=== DATA SECTION ===
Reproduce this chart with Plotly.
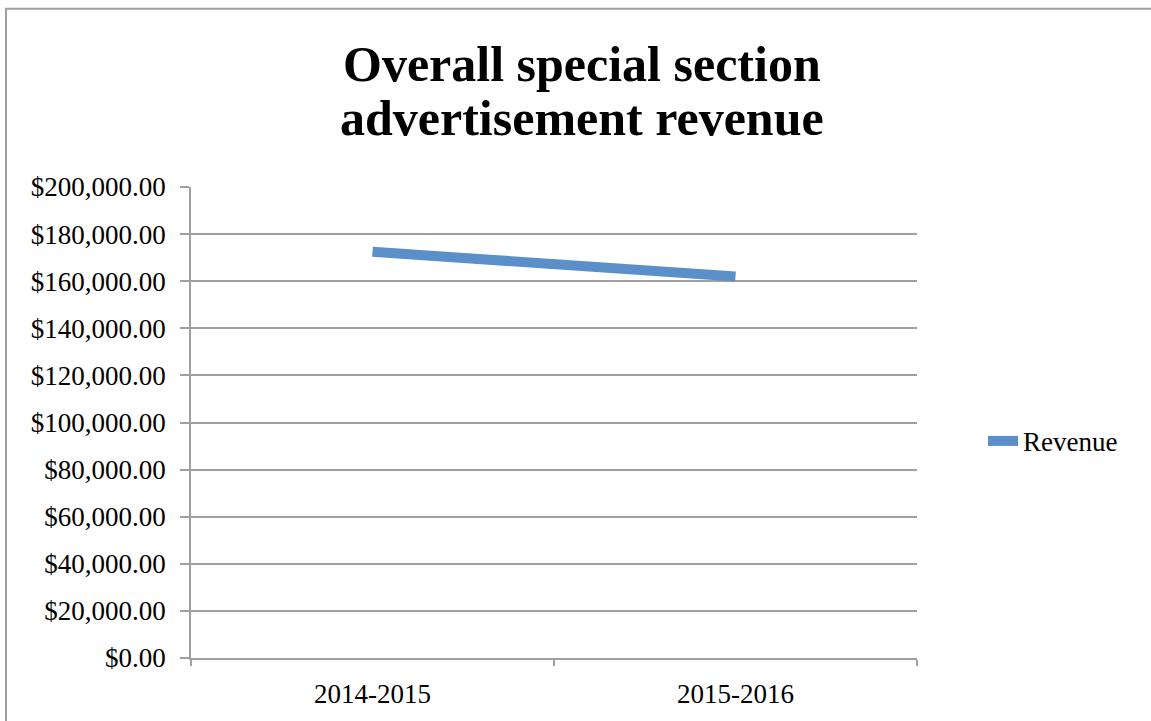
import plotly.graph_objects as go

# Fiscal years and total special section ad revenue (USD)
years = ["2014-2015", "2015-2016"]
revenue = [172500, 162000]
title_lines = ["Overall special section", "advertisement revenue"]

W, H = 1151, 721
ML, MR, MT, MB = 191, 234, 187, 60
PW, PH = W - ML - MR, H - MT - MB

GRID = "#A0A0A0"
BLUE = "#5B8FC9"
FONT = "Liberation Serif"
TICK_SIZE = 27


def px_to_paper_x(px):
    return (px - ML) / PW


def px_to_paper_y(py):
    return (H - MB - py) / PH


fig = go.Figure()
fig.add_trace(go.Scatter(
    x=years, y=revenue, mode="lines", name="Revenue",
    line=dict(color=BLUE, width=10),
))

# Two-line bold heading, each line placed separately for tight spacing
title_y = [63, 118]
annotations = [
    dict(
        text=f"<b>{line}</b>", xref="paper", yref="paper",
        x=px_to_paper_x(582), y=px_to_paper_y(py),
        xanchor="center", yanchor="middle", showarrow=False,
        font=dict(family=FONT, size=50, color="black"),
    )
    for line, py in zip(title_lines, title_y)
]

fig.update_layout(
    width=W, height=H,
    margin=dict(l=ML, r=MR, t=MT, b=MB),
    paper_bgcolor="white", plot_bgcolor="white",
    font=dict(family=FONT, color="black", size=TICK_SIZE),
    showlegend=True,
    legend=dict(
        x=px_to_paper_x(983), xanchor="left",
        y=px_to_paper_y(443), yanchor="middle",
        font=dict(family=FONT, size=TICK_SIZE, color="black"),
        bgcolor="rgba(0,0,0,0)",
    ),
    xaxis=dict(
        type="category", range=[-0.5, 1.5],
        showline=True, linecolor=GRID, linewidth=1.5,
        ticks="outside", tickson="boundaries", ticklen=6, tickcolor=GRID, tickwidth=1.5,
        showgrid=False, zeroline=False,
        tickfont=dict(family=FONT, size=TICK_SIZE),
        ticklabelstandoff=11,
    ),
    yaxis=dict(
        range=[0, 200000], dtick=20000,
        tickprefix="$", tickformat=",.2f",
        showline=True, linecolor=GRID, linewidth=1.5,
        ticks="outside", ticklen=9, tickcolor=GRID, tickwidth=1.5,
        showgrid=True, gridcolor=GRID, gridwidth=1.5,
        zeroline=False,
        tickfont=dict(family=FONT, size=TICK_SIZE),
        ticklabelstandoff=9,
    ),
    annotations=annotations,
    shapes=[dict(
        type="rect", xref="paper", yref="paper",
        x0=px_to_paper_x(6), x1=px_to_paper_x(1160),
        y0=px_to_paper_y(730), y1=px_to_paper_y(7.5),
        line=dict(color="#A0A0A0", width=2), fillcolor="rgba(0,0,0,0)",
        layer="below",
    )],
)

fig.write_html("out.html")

=== WRITTEN TASK ===
Copy the material above in full and exactly, skipping pictures.

=== OUTPUT BELOW ===
Reproduce this chart with Plotly.
import plotly.graph_objects as go

# Fiscal years and total special section ad revenue (USD)
years = ["2014-2015", "2015-2016"]
revenue = [172500, 162000]
title_lines = ["Overall special section", "advertisement revenue"]

W, H = 1151, 721
ML, MR, MT, MB = 191, 234, 187, 60
PW, PH = W - ML - MR, H - MT - MB

GRID = "#A0A0A0"
BLUE = "#5B8FC9"
FONT = "Liberation Serif"
TICK_SIZE = 27


def px_to_paper_x(px):
    return (px - ML) / PW


def px_to_paper_y(py):
    return (H - MB - py) / PH


fig = go.Figure()
fig.add_trace(go.Scatter(
    x=years, y=revenue, mode="lines", name="Revenue",
    line=dict(color=BLUE, width=10),
))

# Two-line bold heading, each line placed separately for tight spacing
title_y = [63, 118]
annotations = [
    dict(
        text=f"<b>{line}</b>", xref="paper", yref="paper",
        x=px_to_paper_x(582), y=px_to_paper_y(py),
        xanchor="center", yanchor="middle", showarrow=False,
        font=dict(family=FONT, size=50, color="black"),
    )
    for line, py in zip(title_lines, title_y)
]

fig.update_layout(
    width=W, height=H,
    margin=dict(l=ML, r=MR, t=MT, b=MB),
    paper_bgcolor="white", plot_bgcolor="white",
    font=dict(family=FONT, color="black", size=TICK_SIZE),
    showlegend=True,
    legend=dict(
        x=px_to_paper_x(983), xanchor="left",
        y=px_to_paper_y(443), yanchor="middle",
        font=dict(family=FONT, size=TICK_SIZE, color="black"),
        bgcolor="rgba(0,0,0,0)",
    ),
    xaxis=dict(
        type="category", range=[-0.5, 1.5],
        showline=True, linecolor=GRID, linewidth=1.5,
        ticks="outside", tickson="boundaries", ticklen=6, tickcolor=GRID, tickwidth=1.5,
        showgrid=False, zeroline=False,
        tickfont=dict(family=FONT, size=TICK_SIZE),
        ticklabelstandoff=11,
    ),
    yaxis=dict(
        range=[0, 200000], dtick=20000,
        tickprefix="$", tickformat=",.2f",
        showline=True, linecolor=GRID, linewidth=1.5,
        ticks="outside", ticklen=9, tickcolor=GRID, tickwidth=1.5,
        showgrid=True, gridcolor=GRID, gridwidth=1.5,
        zeroline=False,
        tickfont=dict(family=FONT, size=TICK_SIZE),
        ticklabelstandoff=9,
    ),
    annotations=annotations,
    shapes=[dict(
        type="rect", xref="paper", yref="paper",
        x0=px_to_paper_x(6), x1=px_to_paper_x(1160),
        y0=px_to_paper_y(730), y1=px_to_paper_y(7.5),
        line=dict(color="#A0A0A0", width=2), fillcolor="rgba(0,0,0,0)",
        layer="below",
    )],
)

fig.write_html("out.html")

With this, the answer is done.